Vonda Wright, M.D. – an author, team physician, UPMC Sports Medicine specialist, and expert in Masters athletics and couch-to-race enthusiasts when she isn’t working as an orthopaedic surgeon – is the one who kicked up the butt fuss Saturday. She knows running. She knows the balance and power and endurance of running such long-distance races as the Dick’s SportingGoods Pittsburgh Marathon and half-marathon all emanates from the posterior’s and lower body’s muscles.
So on Saturday, when she led off the first of three Marathon Seminars sponsored by Sports Medicine, she told the 100 or so runners gathered inside UPMC Montefiore’s LHAS Auditorium that they essentially were sitting upon the most vital running tool in their possession: the caboose.

It’s all about strength starting from the top, where the legs are concerned. It’s all about balance and tone. It’s all about producing force and absorbing shock. Dr. Wright then showed the crowd her video, among several runner-specific snippets archived on the Pittsburgh Marathon website, entitled “A weak butt kills the runner.”

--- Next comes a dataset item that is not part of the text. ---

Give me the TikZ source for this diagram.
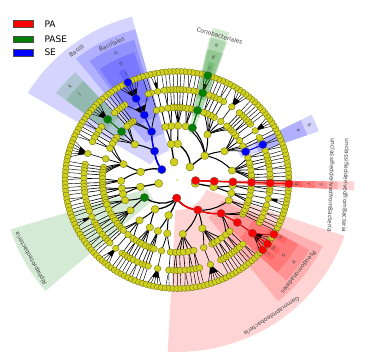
\documentclass[tikz,border=0pt]{standalone}
\usepackage{fontspec}
\setmainfont{DejaVu Sans}
\usepackage{xcolor}

\definecolor{leafyel}{RGB}{208,208,30}
\definecolor{leafrim}{RGB}{100,100,10}
\definecolor{pasegreen}{RGB}{0,128,0}

\newcount\kid
\gdef\ringnodes{}
\gdef\hotnodes{}
% one ring of the cladogram, grouped from the ring outside it
\newcommand\buildring[5]{%
  \global\kid=1
  \gdef\newF{-1}\gdef\newL{-1}%
  \edef\cF{\csname F#2\endcsname}\edef\cL{\csname L#2\endcsname}%
  \pgfmathsetmacro\rp{18.1*#3}\pgfmathsetmacro\rc{18.1*#2}%
  \foreach \grp in {#1} {%
    \pgfmathtruncatemacro\ja{\the\kid}%
    \pgfmathtruncatemacro\jb{\the\kid+\grp-1}%
    \pgfmathtruncatemacro\spanA{{\cF}[\ja]}%
    \pgfmathtruncatemacro\spanB{{\cL}[\jb]}%
    \pgfmathsetmacro\pa{-2+\spanA+\spanB}%
    \foreach \kk in {\ja,...,\jb} {%
      \pgfmathsetmacro\da{-2+{\cF}[\kk]+{\cL}[\kk]-(\pa)}%
      \draw[line width=#4] plot[domain=0:1,samples=6,variable=\pp]
        ({\pa+(\da)*\pp}:{\rp+(\rc-\rp)*\pp});
    }%
    \ifnum#2>4 \ifnum\grp>2
      \pgfmathsetmacro\wa{-2+{\cF}[\ja]+{\cL}[\ja]}%
      \pgfmathsetmacro\wb{-2+{\cF}[\jb]+{\cL}[\jb]}%
      \fill (\pa:\rp) -- ({(\pa+(\wa))/2}:{(\rp+\rc)/2})
        -- ({(\pa+(\wb))/2}:{(\rp+\rc)/2}) -- cycle;
    \fi\fi
    \xdef\ringnodes{\unexpanded\expandafter{\ringnodes}%
      \noexpand\path[leaf] (\pa:\rp) circle[radius=#5];}%
    \xdef\newF{\newF,\spanA}\xdef\newL{\newL,\spanB}%
    \global\advance\kid by \grp\relax
  }%
  \expandafter\xdef\csname F#3\endcsname{\newF}%
  \expandafter\xdef\csname L#3\endcsname{\newL}%
}
% coloured clade: level, first leaf, last leaf, parent first/last (-1: no edge), colour
\newcommand\hilite[6]{%
  \pgfmathsetmacro\ha{-2+#2+#3}\pgfmathsetmacro\hr{18.1*#1}%
  \ifnum#4>-1
    \pgfmathsetmacro\hp{-2+#4+#5}\pgfmathsetmacro\hw{2-0.22*#1}%
    \pgfmathsetmacro\hd{\ha-(\hp)}%
    \draw[#6,line width=\hw pt] plot[domain=0:1,samples=8,variable=\pp]
      ({\hp+(\hd)*\pp}:{\hr-18.1+18.1*\pp});
  \fi
  \xdef\hotnodes{\unexpanded\expandafter{\hotnodes}%
    \noexpand\path[fill=#6,draw=black!60,line width=.3pt]
    (\ha:\hr) circle[radius=4.1];}}
% shaded sector behind a clade
\newcommand\cladeband[5]{%
  \fill[#1,opacity=.17] plot[domain=#2:#3,samples=25] (\x:#4)
    -- plot[domain=#3:#2,samples=25] (\x:#5) -- cycle;}

\begin{document}
\begin{tikzpicture}[x=1pt,y=1pt,
  every node/.style={font=\fontsize{5.8}{6}\selectfont, text=black!75},
  leaf/.style={fill=leafyel, draw=leafrim, line width=.3pt},
  letter/.style={font=\fontsize{5}{5}\selectfont},
  keybox/.style={draw=black!70, line width=.4pt},
  keytext/.style={anchor=west, font=\fontsize{9}{9}\selectfont, text=black}]
\useasboundingbox (-177,-183) rectangle (191,180);

\begin{scope}[xscale=1.03]
% sectors
\cladeband{blue}{105}{149}{30}{169}
\cladeband{blue}{105}{129}{48}{156}
\cladeband{blue}{106.5}{125.5}{66}{146}
\cladeband{blue}{108}{124}{84}{134}
\cladeband{blue}{114.5}{117.5}{102}{122}
\cladeband{blue}{19.5}{26.5}{66}{146}
\cladeband{blue}{19.5}{26.5}{84}{134}
\cladeband{pasegreen}{71}{77}{48}{156}
\cladeband{pasegreen}{70.5}{77.5}{66}{146}
\cladeband{pasegreen}{70.5}{77.5}{84}{134}
\cladeband{pasegreen}{72.5}{75.5}{102}{122}
\cladeband{pasegreen}{132.5}{143.5}{66}{146}
\cladeband{pasegreen}{132.5}{143.5}{84}{134}
\cladeband{pasegreen}{197}{221}{30}{169}
\cladeband{red}{267}{341}{30}{172}
\cladeband{red}{309}{335}{48}{156}
\cladeband{red}{316.5}{331.5}{66}{146}
\cladeband{red}{316.5}{331.5}{84}{134}
\cladeband{red}{318.5}{321.5}{102}{122}
\cladeband{red}{322.5}{325.5}{102}{122}
\cladeband{red}{328.5}{331.5}{102}{122}
\cladeband{red}{-3.5}{-0.5}{30}{172}
\cladeband{red}{-3.5}{-0.5}{48}{156}
\cladeband{red}{-3.5}{-0.5}{66}{146}
\cladeband{red}{-3.5}{-0.5}{84}{134}
\cladeband{red}{-3.5}{-0.5}{102}{122}

% leaf list
\gdef\tmpF{-1}
\foreach \i in {0,...,179} {\xdef\tmpF{\tmpF,\i}}
\expandafter\xdef\csname F6\endcsname{\tmpF}
\expandafter\xdef\csname L6\endcsname{\tmpF}

% genus, family, order, class, phylum
\buildring{1, 1,1,1,2,1,1,1,1,2, 2,1,1,4,1,1,1, 1,1,1,5,1,2,1,1,1, 3, 1,1,2,
  1,1,1,1, 1,1,1,3, 1,1,7,1,1,1, 1,1,5,1,2, 1,1,2,6,1,1,1,1, 2,1,1,
  1,1,2,1,1, 1,1,3,1,1,1,1,2,1, 1,1,4,1,1,1,1,1,2, 1,1,1,5,2,
  1,1,1,2,1,1,1,1, 6,1,1,1,1,1,1, 1,1,2,7,1,1, 1,2, 1,1,3,1,1,1}{6}{5}{.45pt}{3.2}
\buildring{1, 1,1,1,2,1,1,2, 1,1,1,1,1,2, 1,1,1,1,1,1,1,2, 1, 1,1,1,
  1,1,1,1, 1,2,1, 1,3,1,1, 1,1,1,1,1, 1,2,1,1,1,1,1, 1,1,1, 1,1,1,1,1,
  1,1,1,1,2,1,1,1, 1,1,1,1,2,1,1,1, 1,1,1,1,1, 2,1,1,2,2, 1,1,1,2,2,
  2,1,1,1,1, 1,1, 1,1,1,1,2}{5}{4}{.6pt}{3.3}
\buildring{1, 7,6,8,1,3,4, 2,1, 4,5,7,3, 3,2, 3,5, 4,4, 3,2, 5,5,5,2,
  3,2}{4}{3}{.8pt}{3.6}
\buildring{1, 5,1, 2, 2,2, 2, 2,2,2,4, 2}{3}{2}{1.05pt}{3.8}
\buildring{1,2,1,2,1,4,1}{2}{1}{1.3pt}{3.9}

% PA, PASE and SE clades
\hilite{1}{0}{0}{-1}{-1}{red}
\hilite{2}{0}{0}{0}{0}{red}
\hilite{3}{0}{0}{0}{0}{red}
\hilite{4}{0}{0}{0}{0}{red}
\hilite{5}{0}{0}{0}{0}{red}
\hilite{6}{0}{0}{0}{0}{red}
\hilite{4}{12}{13}{-1}{-1}{blue}
\hilite{5}{12}{13}{12}{13}{blue}
\hilite{3}{37}{39}{-1}{-1}{pasegreen}
\hilite{4}{37}{39}{37}{39}{pasegreen}
\hilite{5}{37}{39}{37}{39}{pasegreen}
\hilite{6}{38}{38}{37}{39}{pasegreen}
\hilite{1}{54}{93}{-1}{-1}{blue}
\hilite{2}{54}{75}{54}{93}{blue}
\hilite{3}{54}{65}{54}{75}{blue}
\hilite{4}{55}{63}{54}{65}{blue}
\hilite{5}{56}{62}{55}{63}{blue}
\hilite{6}{59}{59}{56}{62}{blue}
\hilite{4}{68}{72}{-1}{-1}{pasegreen}
\hilite{5}{68}{72}{68}{72}{pasegreen}
\hilite{1}{100}{171}{-1}{-1}{red}
\hilite{2}{100}{111}{-1}{-1}{pasegreen}
\hilite{2}{135}{171}{100}{171}{red}
\hilite{3}{156}{168}{135}{171}{red}
\hilite{4}{160}{166}{156}{168}{red}
\hilite{5}{160}{166}{160}{166}{red}
\hilite{6}{161}{161}{160}{166}{red}
\hilite{6}{163}{163}{160}{166}{red}
\hilite{6}{166}{166}{160}{166}{red}

% the circles
\foreach \i in {0,...,179}
  \path[leaf] ({-2+2*\i}:108.6) circle[radius=3.1];
\ringnodes
\hotnodes
\fill[leafyel] (0,0) circle[radius=.8];

% clade names
\node[rotate=37] (bacilli) at (127:162) {Bacilli};
\node[rotate=119] (alpha) at (209:162) {Alphaproteobacteria};
\node[rotate=214] (gamma) at (304:164) {Gammaproteobacteria};
\node[rotate=-92] (unclA) at (-2:164) {unclassifiedderivedfromBacteria};
\node[rotate=25] (bacillales) at (115:150) {Bacillales};
\node[rotate=-16] (corio) at (74:150) {Coriobacteriales};
\node[rotate=232] (pseudo) at (322:150) {Pseudomonadales};
\node[rotate=-92] (unclB) at (-2:150) {unclassifiedderivedfromBacteria};
\node[letter,rotate=-67] (la) at (23:128) {a};
\node[letter,rotate=-67] (lb) at (23:140) {b};
\node[letter,rotate=-16] (lc) at (74:116) {c};
\node[letter,rotate=-16] (ld) at (74:128) {d};
\node[letter,rotate=-16] (le) at (74:140) {e};
\node[letter,rotate=25] (lf) at (115:116) {f};
\node[letter,rotate=25] (lg) at (115:128) {g};
\node[letter,rotate=25] (lh) at (115:140) {h};
\node[letter,rotate=48] (lj) at (138:128) {j};
\node[letter,rotate=48] (lk) at (138:140) {k};
\node[letter,rotate=230] (ll) at (320:116) {l};
\node[letter,rotate=234] (lm) at (324:116) {m};
\node[letter,rotate=240] (ln) at (330:116) {n};
\node[letter,rotate=234] (lo) at (324:128) {o};
\node[letter,rotate=234] (lp) at (324:140) {p};
\node[letter,rotate=-92] (lq) at (-2:116) {q};
\node[letter,rotate=-92] (lr) at (-2:128) {r};
\node[letter,rotate=-92] (ls) at (-2:140) {s};
\end{scope}

% legend
\draw[keybox,fill=red] (-163.7,152.7) rectangle (-143.7,159.3);
\draw[keybox,fill=pasegreen] (-163.7,137.3) rectangle (-143.7,144);
\draw[keybox,fill=blue] (-163.7,124) rectangle (-143.7,130.7);
\node[keytext] (keyPA) at (-136,156) {PA};
\node[keytext] (keyPASE) at (-136,140.7) {PASE};
\node[keytext] (keySE) at (-136,127.3) {SE};
\end{tikzpicture}
\end{document}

She called up volunteers from the crowd Saturday, many of them Steel City Road Runners Club members after a 10-mile morning run. And she proceeded to put a few of them through some rear-strengthening exercises.
Vonda Wright, M.D., far right.
There is the “Monster Walk,” where you place an elastic band around the ankles, squat with your knees bent and rump protruding slightly, and either shuffle-stepping 15 yards to each side or forward. There’s the “Runner’s Lunge,” where you take a long stride and push down the back knee, for 10-15 times apiece.  Then there’s the “Split Squat,” where you position your legs in a long stride, push down on the lead leg and into the heel – feeling the muscles tighten all the way up to you know where.
Among other stretches, she recommended that runners perform squats against a wall at work.
“You can do wall squats all day. If you’re talking on the phone, nobody will know you’re doing wall squats. Anything helps you when you’re going up the Birmingham Bridge.
“They’re a little different,” Dr. Wright, a runner herself, said of these exercises. “But they’re all good for your butt.”